The question we would like to ask is: are scientific and legal objections alone to be considered? How inclusive of ecological considerations is our scientific view? Science has been largely viewed as a force unto itself with its sole mandate to find the truth. But when the means involves invasive methods, how benign is it?
Do we really know what 20 tons of iron sulfate across a 300 square kilometer patch in the South Atlantic ocean could mean to marine life? Perhaps the Indian team from National Institute of Oceanography can explain. The explosion of plant life, mainly planktons, that would suck in the carbon dioxide is unquestionably ocean-engineering.
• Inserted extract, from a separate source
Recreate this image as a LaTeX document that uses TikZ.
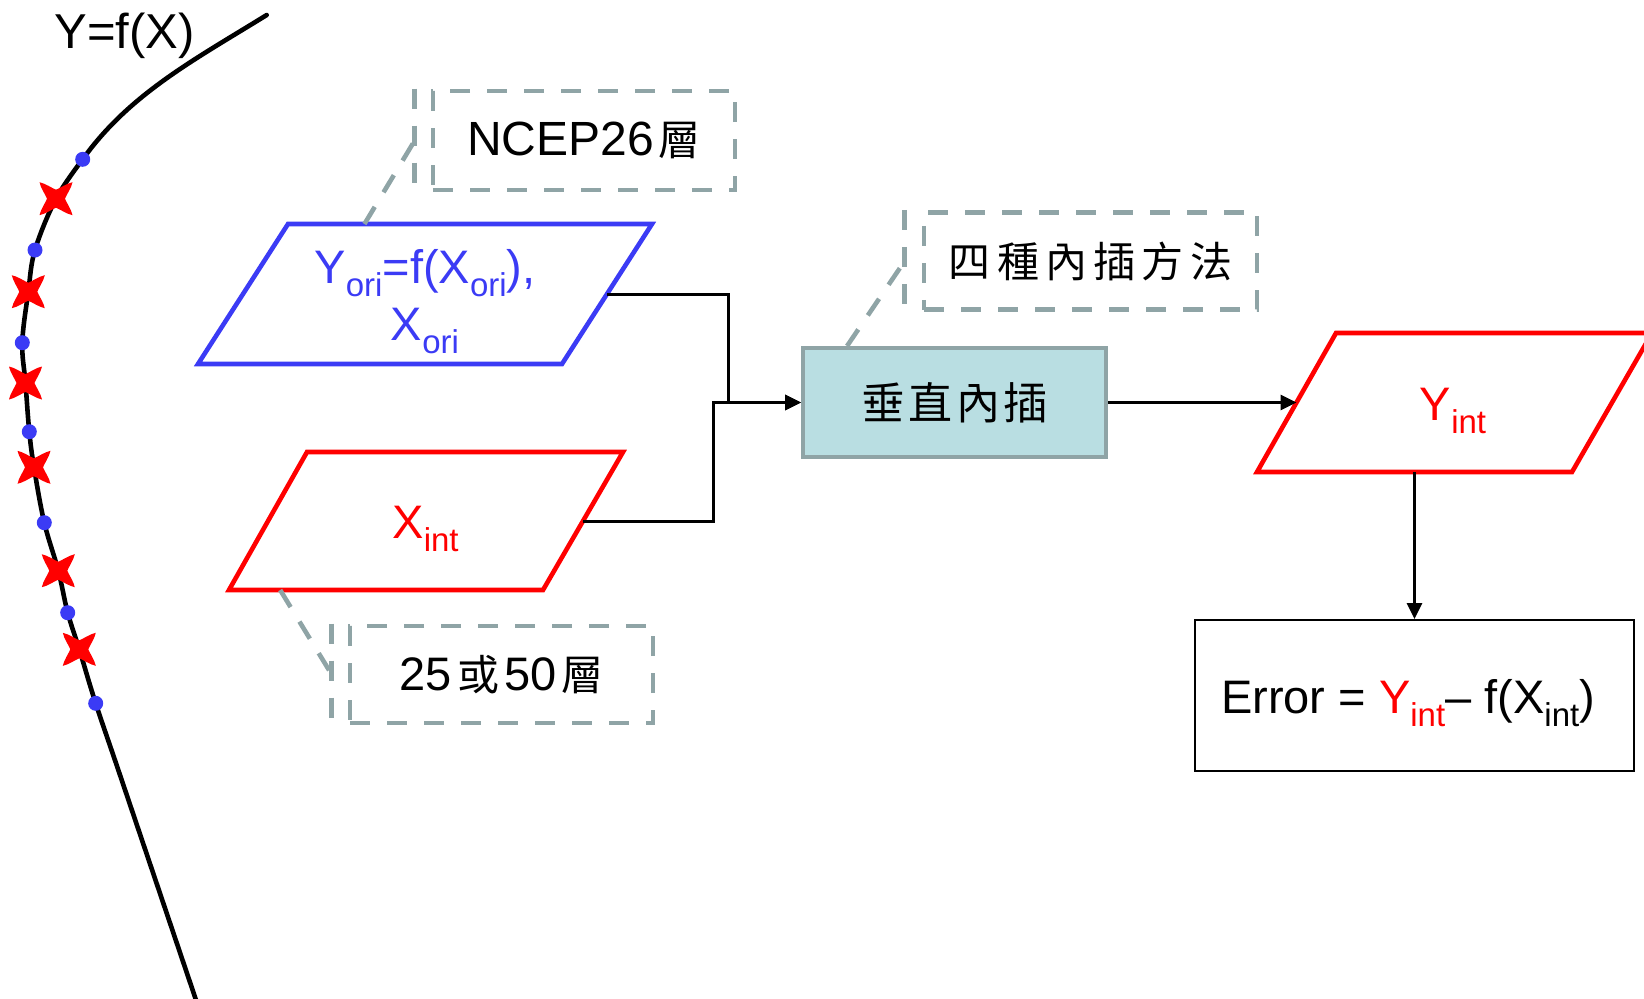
\documentclass[tikz,border=0pt]{standalone}
\usepackage{fontspec}
\setmainfont{Liberation Sans}
\newfontfamily\cjk{Noto Sans CJK TC}
\newfontfamily\cjkspaced[LetterSpace=8]{Noto Sans CJK TC}
\newfontfamily\cjkwide[LetterSpace=15]{Noto Sans CJK TC}
\usetikzlibrary{arrows.meta,calc}

\definecolor{xblue}{RGB}{59,59,245}
\definecolor{xred}{RGB}{255,0,0}
\definecolor{cgray}{RGB}{143,164,166}
\definecolor{procfill}{RGB}{185,222,226}

% lowered, smaller index text
\newcommand\lowidx[1]{\raisebox{-6.6pt}{\fontsize{16.5}{16.5}\selectfont #1}}
% Chinese glyphs inside Latin labels
\newcommand\hz[1]{\hspace{2.5pt}{\cjk\fontsize{21}{26}\selectfont #1}\hspace{2.5pt}}

\tikzset{
  lbl/.style={inner sep=0pt, font=\fontsize{23.5}{28}\selectfont},
  ioline/.style={line width=2.3pt, line join=miter},
  callbox/.style={draw=cgray, line width=2.3pt, dash pattern=on 10pt off 8.5pt,
    inner sep=0pt, font=\fontsize{23.5}{28}\selectfont},
  callline/.style={draw=cgray, line width=2.3pt, dash pattern=on 10pt off 8.5pt},
  procbox/.style={draw=cgray, fill=procfill, line width=2pt,
    minimum width=151.5pt, minimum height=54.5pt, inner sep=0pt,
    font=\cjkspaced\fontsize{22}{26}\selectfont},
  errbox/.style={draw=black, line width=1pt, minimum width=219.5pt, minimum height=75.5pt},
  conn/.style={line width=1.5pt, -{Triangle[length=8pt,width=7.5pt]}},
  curve/.style={line width=2.3pt, line cap=round},
  % four-petal cross marker
  redx/.pic={\fill[xred]
      (16.5,16.5) .. controls (11,15.5) and (3,10) .. (0,9)
      .. controls (-3,10) and (-11,15.5) .. (-16.5,16.5)
      .. controls (-15.5,11) and (-10,3) .. (-9,0)
      .. controls (-10,-3) and (-15.5,-11) .. (-16.5,-16.5)
      .. controls (-11,-15.5) and (-3,-10) .. (0,-9)
      .. controls (3,-10) and (11,-15.5) .. (16.5,-16.5)
      .. controls (15.5,-11) and (10,-3) .. (9,0)
      .. controls (10,3) and (15.5,11) .. (16.5,16.5) -- cycle;}
}

\begin{document}
\begin{tikzpicture}[x=0.5pt,y=-0.5pt]
\useasboundingbox (0,0) rectangle (1644,998);
\clip (0,0) rectangle (1644,998);

% profile curve: upper arc, then the sampled lower part
\draw[curve] (266.7,15) .. controls (196.7,58.4) and (129.7,93.3) .. (82.7,159.3);
\draw[curve] plot[smooth, tension=0.6] coordinates {
  (82.7,159.3) (56,198.7) (35,250) (28.3,291.7)
  (22.3,342.7) (25.5,383) (29.3,431.7) (34,467.3) (44.3,522.7) (58.3,570.7)
  (67.7,612.7) (79.3,649.3) (95.7,703.3) (121.7,780) (196,1000)};
\foreach \p in {(82.7,159.3),(35,250),(22.3,342.7),(29.3,431.7),(44.3,522.7),(67.7,612.7),(95.7,703.3)}
  \fill[xblue] \p circle[radius=3.75pt];
\foreach \p in {(56,198.7),(28.3,291.7),(25.5,383),(34,467.3),(58.3,570.7),(79.3,649.3)}
  \pic at \p {redx};
\node[lbl, font=\fontsize{24.5}{28}\selectfont, anchor=base west] (fx) at (54,48) {Y=f(X)};

% original profile (blue input)
\coordinate (pb-tl) at (288,224);
\coordinate (pb-tr) at (652,224);
\coordinate (pb-br) at (562,364);
\coordinate (pb-bl) at (198,364);
\draw[ioline, xblue] (pb-tl) -- (pb-tr) -- (pb-br) -- (pb-bl) -- cycle;
\coordinate (pb-e) at ($(pb-tr)!0.5!(pb-br)$);
\node[lbl, text=xblue, anchor=base] (pb-t1) at (425,283) {Y\lowidx{ori}=f(X\lowidx{ori}),};
\node[lbl, text=xblue, anchor=base] (pb-t2) at (425,340) {X\lowidx{ori}};

% target levels (red input)
\coordinate (xr-tl) at (307,452);
\coordinate (xr-tr) at (623,452);
\coordinate (xr-br) at (543,590);
\coordinate (xr-bl) at (229,590);
\draw[ioline, xred] (xr-tl) -- (xr-tr) -- (xr-br) -- (xr-bl) -- cycle;
\coordinate (xr-e) at ($(xr-tr)!0.5!(xr-br)$);
\node[lbl, text=xred, anchor=base] (xr-t) at (425.5,538) {X\lowidx{int}};

% interpolated output
\coordinate (yi-tl) at (1336,333);
\coordinate (yi-tr) at (1652,333);
\coordinate (yi-br) at (1572,472);
\coordinate (yi-bl) at (1257,472);
\draw[ioline, xred] (yi-tl) -- (yi-tr) -- (yi-br) -- (yi-bl) -- cycle;
\coordinate (yi-w) at ($(yi-tl)!0.5!(yi-bl)$);
\coordinate (yi-s) at ($(yi-bl)!0.5!(yi-br)$);
\node[lbl, text=xred, anchor=base] (yi-t) at (1453,420) {Y\lowidx{int}};

% process and error boxes
\node[procbox] (proc) at (954.5,402.5) {垂直內插};
\node[errbox] (err) at (1414.5,695.5) {};
\node[lbl, anchor=base] (err-t) at (1408,713)
  {Error = \textcolor{xred}{Y\lowidx{int}}– f(X\lowidx{int})};

% connectors
\draw[conn] (pb-e) -- ++(121,0) |- (proc.west);
\draw[conn] (xr-e) -- ++(130,0) |- (proc.west);
\draw[conn] (proc.east) -- (yi-w);
\draw[conn] (yi-s) -- (err.north);

% callouts
\node[callbox, minimum width=151pt, minimum height=49.5pt] (c1) at (584,140.5)
  {\fontsize{24}{28}\selectfont NCEP26\hz{層}};
\coordinate (c1-bt) at ($(c1.north west)+(-16,0)$);
\coordinate (c1-bb) at ($(c1.south west)+(-16,0)$);
\coordinate (c1-bm) at ($(c1.west)+(-16,0)$);
\draw[callline] (c1-bt) -- (c1-bb);
\draw[callline] ($(pb-tl)!0.21!(pb-tr)$) -- (c1-bm);

\node[callbox, minimum width=166.5pt, minimum height=48.75pt] (c2) at (1090.5,261)
  {\cjkwide\fontsize{21}{24}\selectfont 四種內插方法};
\coordinate (c2-bt) at ($(c2.north west)+(-17,0)$);
\coordinate (c2-bb) at ($(c2.south west)+(-17,0)$);
\coordinate (c2-bm) at ($(c2.west)+(-17,0)$);
\draw[callline] (c2-bt) -- (c2-bb);
\draw[callline] ($(proc.north west)!0.15!(proc.north east)$) -- (c2-bm);

\node[callbox, minimum width=151.5pt, minimum height=48.5pt] (c3) at (501.5,674.5)
  {25\hz{或}50\hz{層}};
\coordinate (c3-bt) at ($(c3.north west)+(-16,0)$);
\coordinate (c3-bb) at ($(c3.south west)+(-16,0)$);
\coordinate (c3-bm) at ($(c3.west)+(-16,0)$);
\draw[callline] (c3-bt) -- (c3-bb);
\draw[callline] ($(xr-bl)!0.163!(xr-br)$) -- (c3-bm);
\end{tikzpicture}
\end{document}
Could someone explain how it is not?
Meanwhile, a study on geo-engineering says, ocean fertilization options are “only worthwhile if sustained on a millennial timescale and phosphorus addition probably has greater long-term potential” than either iron or nitrogen”. Can the planet take all those experiments of different groups?
The study looks at ideas like sun shades in the sky, aerosol spraying, etc and concludes that if present trends continue, by 2050, only stratospheric aerosol injections or sunshades in space have the potential to cool the climate back toward its pre-industrial state.
Costs will be high and it is best to avoid adding to the problem instead of looking at ways to doctor ecosphere. Unless we mend our ways drsatically, we will need to do some altering our environment.
What are your views? Is that a better idea? Instead of giving up on those 'dreams of a luxurious life, is it better to change the planet?